God will always be my strength and my driving force. I am His and He is mine forever. Nothing and no one can take this from me.
But for those who live in their sins and who laugh at the name of the Almighty God? I feel really bad for them. Actually, I cringe in sad expectation, because they’re going to get theirs one day. It’s like insulting the Mafia Boss and expecting him not to retaliate. If this is how a mere human defends his honor, how much more will You, my God, uphold Your own righteousness? You keep a record of those who think they can talk trash against You and get away with it. When the time is right, You’ll destroy them. But that’s not the case with me. With me? I’m so happy that I know You! It’s so good to be in your presence and to know who You are. I come to You for all things and I find my rest and peace in You, because You are my Rock and my Shelter.
And I can’t wait to tell everyone I know about what You’ve done for my life. You’ve done some pretty amazing things.
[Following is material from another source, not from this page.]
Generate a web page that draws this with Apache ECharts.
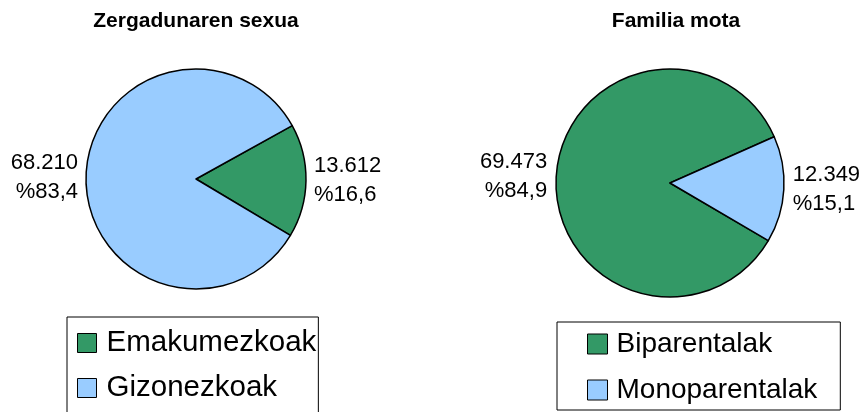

Thank You God, for saving me.
I love this Psalm because I relate to every word of it. As a sinful human, I know I go back and forth between the two feelings, but I hope to always end my doubtful, envious thoughts the way the psalmist ends his: that nothing else will satisfy me more than the Lord and being in His presence, and following Him in the path that He has carefully laid out to me. And when we reach that beautiful end thought, our previous thoughts will be foolish to us.
Be encouraged today, Brothers and Sisters! :) Particularly by this psalm, because I know for a fact we have all thought these same things, whether internally or out loud.
Sinful pleasures lead to death and destruction. Following the Lord and indulging in Him leads to life. The end. It makes no logical sense to envy those who are going to lose spiritually. It makes no sense to envy losers when we are winners.
God has been working amazingly in my life, and I hope to write about it soon when I get the chance. I’ve been busy with midterms! But all in all, even though I struggle with my desires and what I want, I find myself longing for Christ on a deeper level now more than ever.. I admit that my pursuit of Him has not been as it should, but I am grateful for the fact that my longing for Him has not been quenched, but intensified. It hurts, but I long to satisfy this craving for Him. Jesus is better than anything I could ever hope for, or imagine.
All the glory and honor and praise to Him, Jesus. Thank You.